*EXERCISE OBJECTIVE:* Transcribe every line from the top down to the line with "(0,0) rectangle (406.5pt,-261pt);", both ends included, but not the pictures.

*DATA EXCERPT:*
_ _ _ _ _ _ _

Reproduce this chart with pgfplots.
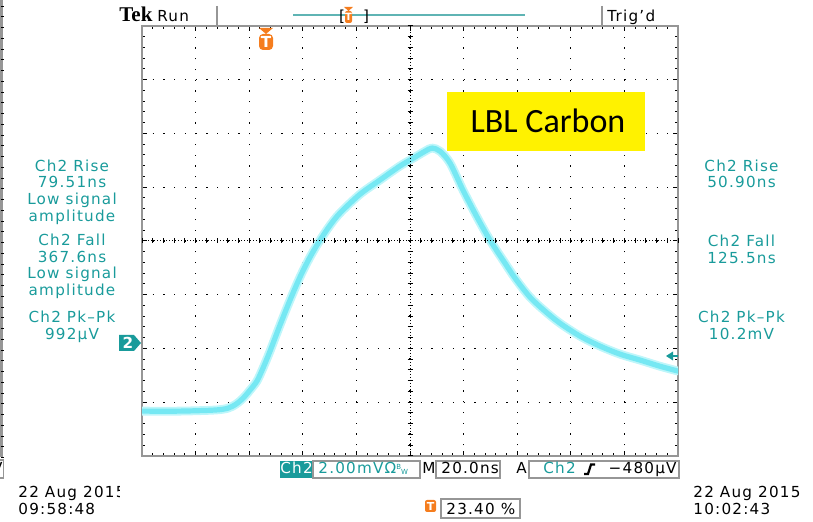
\documentclass[border=0pt]{standalone}
\usepackage{pgfplots}
\usepackage{pgfplotstable}
\pgfplotsset{compat=1.18}
\usepackage{fontspec}
\setmainfont{DejaVu Sans}[LetterSpace=8]
\newfontfamily\calfont{Carlito}
\newfontfamily\tekfont{Liberation Serif}

\definecolor{scopeteal}{RGB}{25,155,155}
\definecolor{traceglow}{RGB}{190,246,250}
\definecolor{tracecore}{RGB}{118,232,243}
\definecolor{tekorange}{RGB}{245,125,30}
\definecolor{framegray}{RGB}{150,150,150}
\definecolor{barteal}{RGB}{95,180,180}

\newcommand\scopefont{\fontsize{7.6}{8}\selectfont}

% Ch2 waveform: time in ns (trigger at 0), amplitude in mV
\pgfplotstableread{
t       v
-46.8   -2.53
-32.6   -2.53
-19.6   -2.49
-14.7   -2.42
-11.7   -2.27
-9.1    -2.05
-6.5    -1.75
-3.9    -1.41
-1.65   -0.93
0.96    -0.30
4.69    0.67
8.43    1.60
12.16   2.46
15.89   3.20
19.62   3.83
23.35   4.38
27.08   4.84
34.54   5.54
42.01   6.07
49.47   6.59
55.07   6.92
58.8    7.14
61.41   7.26
64.39   7.14
68.13   6.70
72.98   5.69
78.2    4.69
83.05   3.83
87.9    3.09
92.38   2.42
97.97   1.71
103.57  1.19
109.17  0.74
116.63  0.26
124.09  -0.11
131.55  -0.41
139.01  -0.63
146.47  -0.86
153.2   -1.04
}\tracedata

\begin{document}
\begin{tikzpicture}
\path[use as bounding box] (0,0) rectangle (406.5pt,-261pt);

\begin{axis}[
  at={(71pt,-228pt)}, anchor=south west,
  scale only axis, width=268pt, height=215pt,
  xmin=-46.8, xmax=153.2, ymin=-4.2, ymax=11.8,
  xtick={-46.8,-26.8,-6.8,13.2,33.2,53.2,73.2,93.2,113.2,133.2,153.2},
  ytick={-4.2,-2.2,-0.2,1.8,3.8,5.8,7.8,9.8,11.8},
  xticklabels={}, yticklabels={},
  minor x tick num=4, minor y tick num=4,
  tick align=inside,
  major tick length=2.4pt, minor tick length=1.6pt,
  tick style={black, line width=0.5pt},
  axis line style={framegray, line width=1.4pt},
  grid=major,
  major grid style={black, line width=0.6pt, dash pattern=on 0.6pt off 4.76pt},
]
\addplot[traceglow, line width=4.4pt, smooth, line join=round, line cap=round] table[x=t, y=v] {\tracedata};
\addplot[tracecore, line width=2.6pt, smooth, line join=round, line cap=round] table[x=t, y=v] {\tracedata};
\end{axis}

\begin{scope}[x=0.5pt, y=-0.5pt, every node/.style={inner sep=0pt, font=\scopefont}]
  % centre graticule lines with fine ticks
  \draw[black, line width=0.5pt, dash pattern=on 0.5pt off 1pt] (142,241) -- (678,241);
  \draw[black, line width=0.5pt, dash pattern=on 0.5pt off 1pt] (410,26) -- (410,456);
  \foreach \i in {0,...,50} \draw[black, line width=0.5pt] ({142+\i*10.72},238.5) -- ++(0,5);
  \foreach \i in {0,...,40} \draw[black, line width=0.5pt] (407.5,{26+\i*10.75}) -- ++(5,0);

  % top status line
  \node[anchor=base west] at (119,21.5) {\tekfont\bfseries\fontsize{10.5}{10.5}\selectfont Tek};
  \node[anchor=base west] at (157,21.5) {Run};
  \draw[framegray, line width=1pt] (217,6) -- (217,26);
  \draw[framegray, line width=1pt] (602,6) -- (602,26);
  \draw[barteal, line width=1.2pt] (293,15) -- (525,15);
  \node[anchor=base] at (342,21.5) {[};
  \node[anchor=base] at (366,21.5) {]};
  \fill[tekorange] (344,7) -- (353,7) -- (348.5,11) -- cycle;
  \fill[tekorange, rounded corners=1pt] (345,11) rectangle (352,23);
  \node[text=white] at (348.5,17) {\fontsize{5}{5}\selectfont\bfseries T};
  \node[anchor=base west] at (607,21.5) {Trig’d};

  % trigger position marker
  \fill[tekorange] (259,28) -- (273,28) -- (266,34) -- cycle;
  \fill[tekorange, rounded corners=2pt] (259,34) rectangle (273,50);
  \node[text=white] at (266,42) {\bfseries T};

  % channel 2 ground marker and trigger level
  \fill[scopeteal] (119,335) -- (134,335) -- (141,343) -- (134,351) -- (119,351) -- cycle;
  \node[text=white] at (128,343) {\bfseries 2};
  \fill[scopeteal] (666,356) -- (673,351.5) -- (673,360.5) -- cycle;
  \draw[scopeteal, line width=1pt] (672,356) -- (678,356);

  % measurements, left panel
  \begin{scope}[every node/.append style={anchor=base, text=scopeteal}]
    \node at (72,171.5) {Ch2 Rise};
    \node at (72,188) {79.51ns};
    \node at (72,205) {Low signal};
    \node at (72,221.7) {amplitude};
    \node at (72,246) {Ch2 Fall};
    \node at (72,262.5) {367.6ns};
    \node at (72,279) {Low signal};
    \node at (72,296) {amplitude};
    \node at (72,322.7) {Ch2 Pk–Pk};
    \node at (72,339.5) {992µV};
    % measurements, right panel
    \node at (741.5,171.5) {Ch2 Rise};
    \node at (741.5,188) {50.90ns};
    \node at (741.5,246.5) {Ch2 Fall};
    \node at (741.5,264) {125.5ns};
    \node at (741.5,323) {Ch2 Pk–Pk};
    \node at (741.5,339.5) {10.2mV};
  \end{scope}

  % left panel edge
  \draw[framegray, line width=1.5pt] (1.5,0) -- (1.5,457);
  \foreach \i in {0,...,42} \draw[black, line width=0.4pt] (1,{6+\i*10.75}) -- ++(2.5,0);
  \begin{scope}
    \clip (0,455) rectangle (4,480);
    \draw[framegray, line width=0.6pt] (-20,460) rectangle (3.5,478);
    \node[anchor=base east] at (3,474) {V};
  \end{scope}

  % bottom readout
  \fill[scopeteal] (280,461) rectangle (313,478);
  \node[anchor=base, text=white] at (296.5,474) {Ch2};
  \draw[framegray, line width=0.6pt] (313,461) rectangle (420,478);
  \node[anchor=base west, text=scopeteal] at (318,474) {2.00mVΩ\raisebox{2pt}{\fontsize{3.5}{3.5}\selectfont B}\raisebox{-0.5pt}{\fontsize{3.5}{3.5}\selectfont W}};
  \node[anchor=base west] at (422,474) {M};
  \draw[framegray, line width=0.6pt] (436,461) rectangle (500,478);
  \node[anchor=base west] at (441,474) {20.0ns};
  \node[anchor=base west] at (516,474) {A};
  \draw[framegray, line width=0.6pt] (529,461) rectangle (679,478);
  \node[anchor=base west, text=scopeteal] at (543,474) {Ch2};
  \draw[black, line width=1.1pt] (584,474) -- (588,474) -- (591,464.5) -- (595,464.5);
  \node[anchor=base east] at (677,474) {−480µV};

  \fill[tekorange, rounded corners=1pt] (425,500) rectangle (436,512);
  \node[text=white] at (430.5,506) {\fontsize{5.5}{5.5}\selectfont\bfseries T};
  \draw[framegray, line width=0.6pt] (441,499) rectangle (520,518);
  \node[anchor=base west] at (446,515) {23.40 \%};

  \node[anchor=base west] at (693,498) {22 Aug 2015};
  \node[anchor=base west] at (693,515) {10:02:43};
  \begin{scope}
    \clip (0,480) rectangle (119,522);
    \node[anchor=base west] at (18,498) {22 Aug 2015};
    \node[anchor=base west] at (18,515) {09:58:48};
  \end{scope}

  % annotation
  \fill[yellow] (447,92) rectangle (645,151);
  \node[anchor=base] at (548,133) {\calfont\fontsize{17}{17}\selectfont LBL Carbon};
\end{scope}
\end{tikzpicture}
\end{document}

_ _ _ _ _ _ _

*TASK RESULT:*
Reproduce this chart with pgfplots.
\documentclass[border=0pt]{standalone}
\usepackage{pgfplots}
\usepackage{pgfplotstable}
\pgfplotsset{compat=1.18}
\usepackage{fontspec}
\setmainfont{DejaVu Sans}[LetterSpace=8]
\newfontfamily\calfont{Carlito}
\newfontfamily\tekfont{Liberation Serif}

\definecolor{scopeteal}{RGB}{25,155,155}
\definecolor{traceglow}{RGB}{190,246,250}
\definecolor{tracecore}{RGB}{118,232,243}
\definecolor{tekorange}{RGB}{245,125,30}
\definecolor{framegray}{RGB}{150,150,150}
\definecolor{barteal}{RGB}{95,180,180}

\newcommand\scopefont{\fontsize{7.6}{8}\selectfont}

% Ch2 waveform: time in ns (trigger at 0), amplitude in mV
\pgfplotstableread{
t       v
-46.8   -2.53
-32.6   -2.53
-19.6   -2.49
-14.7   -2.42
-11.7   -2.27
-9.1    -2.05
-6.5    -1.75
-3.9    -1.41
-1.65   -0.93
0.96    -0.30
4.69    0.67
8.43    1.60
12.16   2.46
15.89   3.20
19.62   3.83
23.35   4.38
27.08   4.84
34.54   5.54
42.01   6.07
49.47   6.59
55.07   6.92
58.8    7.14
61.41   7.26
64.39   7.14
68.13   6.70
72.98   5.69
78.2    4.69
83.05   3.83
87.9    3.09
92.38   2.42
97.97   1.71
103.57  1.19
109.17  0.74
116.63  0.26
124.09  -0.11
131.55  -0.41
139.01  -0.63
146.47  -0.86
153.2   -1.04
}\tracedata

\begin{document}
\begin{tikzpicture}
\path[use as bounding box] (0,0) rectangle (406.5pt,-261pt);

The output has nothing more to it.